Syed Shamsul Huda, J.
S.A. No. 1678 OF 1918
1. This appeal arises out of a suit for rent with interest at 2 per cent, per mensem. The liability for the rent was not denied by the tenants. No written statement was filed, and it was not necessary in such cases to file a written statement. The plaintiffs in their plaint alleged that the rent claimed was in respect of a shikmi kaimi taluk with a rent of 49 rupees payable per annum. The defendants on the day of hearing filed a petition, in which they stated that the claim for interest at the rate of 2 rupees per cent. per mensem, was an exorbitant and penal rate. There was no allegation that the Jama was not a permanent Jama. But in their plaint the plaintiffs also did not say anything as regards the fixity of rent. The Courts below have not based their decision on the question as to whether the rate of interest was or was not penal, and I doubt if on the authorities it could be held that the rate was a penal rate. But the decision is based on the provisions of Section 67 of the Bengal Tenancy Act and the Court below has, instead of interest, awarded damages to the plaintiffs at the rate of 25 per cent. Section 67 would only apply if the tenancy was not a permanent mokarari tenancy situated within a permanently settled area (Section 179, Bengal Tenancy Act).
2. It is argued on behalf of the appellants that upon a proper interpretation of the kabuliyat exesuted by the tenants in this case it should be held that the tenancy was a permanent mokarari tenancy, The learned Vakil for the respondents, for obvious reasons does not want categorically to say that the lease hold interest of his clients is not permanent or that the rent is not a fixed rent.

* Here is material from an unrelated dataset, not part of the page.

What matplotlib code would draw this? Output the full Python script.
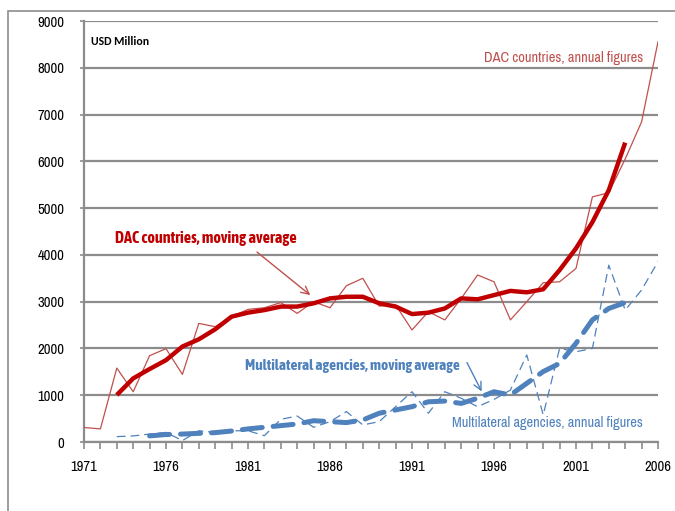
import numpy as np
import matplotlib
matplotlib.use('Agg')
import matplotlib.pyplot as plt
from matplotlib.patches import Rectangle

# annual figures, USD million
years = list(range(1971, 2007))
dac_annual = [310, 280, 1580, 1075, 1845, 1995, 1445, 2535, 2465, 2680, 2835, 2870,
              2980, 2750, 3000, 2870, 3340, 3500, 2905, 2930, 2395, 2785, 2610, 3070,
              3570, 3425, 2610, 3000, 3405, 3425, 3710, 5240, 5330, 6050, 6845, 8555]

dac_ma_years = list(range(1973, 2005))
dac_ma = [1005, 1360, 1560, 1750, 2040, 2195, 2410, 2680, 2765, 2820, 2895, 2895,
          2965, 3070, 3105, 3105, 2965, 2895, 2735, 2765, 2855, 3070, 3050, 3140,
          3230, 3200, 3265, 3675, 4140, 4700, 5385, 6400]

multi_years = list(range(1973, 2007))
multi_annual = [115, 130, 170, 205, 30, 240, 205, 240, 240, 135, 485, 555, 315, 435,
                650, 365, 435, 755, 1075, 615, 1075, 935, 755, 910, 1110, 1860, 580,
                2000, 1930, 2000, 3780, 2820, 3250, 3855]

multi_ma_years = list(range(1975, 2005))
multi_ma = [130, 160, 170, 185, 200, 235, 280, 315, 350, 385, 455, 435, 415, 470,
            615, 685, 755, 860, 875, 825, 935, 1075, 1005, 1255, 1505, 1680, 2110,
            2610, 2855, 2980]

narrow = ['Archivo Narrow', 'Liberation Sans', 'DejaVu Sans']
narrow_bold = ['Asap Condensed', 'Barlow Semi Condensed', 'Liberation Sans', 'DejaVu Sans']
plt.rcParams['font.family'] = narrow

red_thin = '#C0504D'
red_thick = '#C00000'
blue = '#4F81BD'
grey = '#8C8C8C'

fig = plt.figure(figsize=(6.75, 5.11), dpi=100)
ax = fig.add_axes([84/675, 1-442/511, 574/675, 421/511])

# frame around the whole chart area
fig.patches.append(Rectangle((8/675, -0.1), 1.2, 1-11/511+0.1, transform=fig.transFigure,
                             fill=False, edgecolor=grey, linewidth=1.2))

ax.plot(years, dac_annual, color=red_thin, lw=0.9, zorder=3)
ax.plot(dac_ma_years, dac_ma, color=red_thick, lw=3.2, zorder=4, solid_capstyle='butt')
ax.plot(multi_years, multi_annual, color=blue, lw=0.9, dashes=(7, 4), zorder=3)
ax.plot(multi_ma_years, multi_ma, color=blue, lw=3.6, dashes=(4, 2.2), zorder=4,
        dash_capstyle='round')

ax.set_xlim(1971, 2006)
ax.set_ylim(0, 9000)
ax.set_yticks(range(0, 9001, 1000))
ax.set_xticks(range(1971, 2007, 5))
ax.set_xticks(range(1971, 2007), minor=True)
ax.grid(axis='y', color=grey, lw=1.6)
ax.set_axisbelow(True)
for s in ['top', 'right']:
    ax.spines[s].set_visible(False)
for s in ['left', 'bottom']:
    ax.spines[s].set_color(grey)
    ax.spines[s].set_linewidth(1.6)
ax.tick_params(axis='x', which='both', direction='out', length=5, color=grey, width=1.2,
               labelsize=10.5, pad=8)
ax.tick_params(axis='y', direction='out', length=3, color=grey, width=1.2,
               labelsize=10.5, pad=11)

ax.text(1971.45, 8560, 'USD Million', fontsize=8.5, fontweight='bold', color='black',
        family=['Carlito', 'Liberation Sans'], va='center')
ax.text(2005.1, 8200, 'DAC countries, annual figures', fontsize=10.4, color=red_thin,
        ha='right', va='center')
ax.text(1972.9, 4370, 'DAC countries, moving average', fontsize=11.6, fontweight='bold',
        color=red_thick, va='center', family=narrow_bold)
ax.text(1980.8, 1630, 'Multilateral agencies, moving average', fontsize=11,
        fontweight='bold', color=blue, va='center', family=narrow_bold)
ax.text(2005.1, 410, 'Multilateral agencies, annual figures', fontsize=10.3, color=blue,
        ha='right', va='center')

ax.annotate('', xy=(1984.8, 3140), xytext=(1981.55, 4060),
            arrowprops=dict(arrowstyle='->', color=red_thin, lw=1.0,
                            mutation_scale=14, shrinkA=0, shrinkB=0))
ax.annotate('', xy=(1995.25, 1080), xytext=(1994.35, 1700),
            arrowprops=dict(arrowstyle='->', color=blue, lw=1.0,
                            mutation_scale=14, shrinkA=0, shrinkB=0))

fig.savefig('out.png', dpi=100)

The document has been placed before me and, although there can be no doubt that a permanent tenancy was created, there are no clear expressions to show that the rent was fixed. But, reading this inference may be drawn from the tenor of the document as a whole and specially from the provision that if at any time the land on measurement is found to be larger in area than that on the basis of which the rent was fixed, the additional rent payable for such additional area would be in proportion to the rent originally fixed. I, therefore, hold that the lease was not only a permanent but also a mokarari lease.
3. In this view of the case I think the plaintiffs are entitled to the rate of interest claimed by them. The appeal is, therefore, allowed and the plaintiffs' suit decreed with costs in all the Courts.
4. This judgment will govern also Second Appeals Nos. 1773 and 2174 of 1918.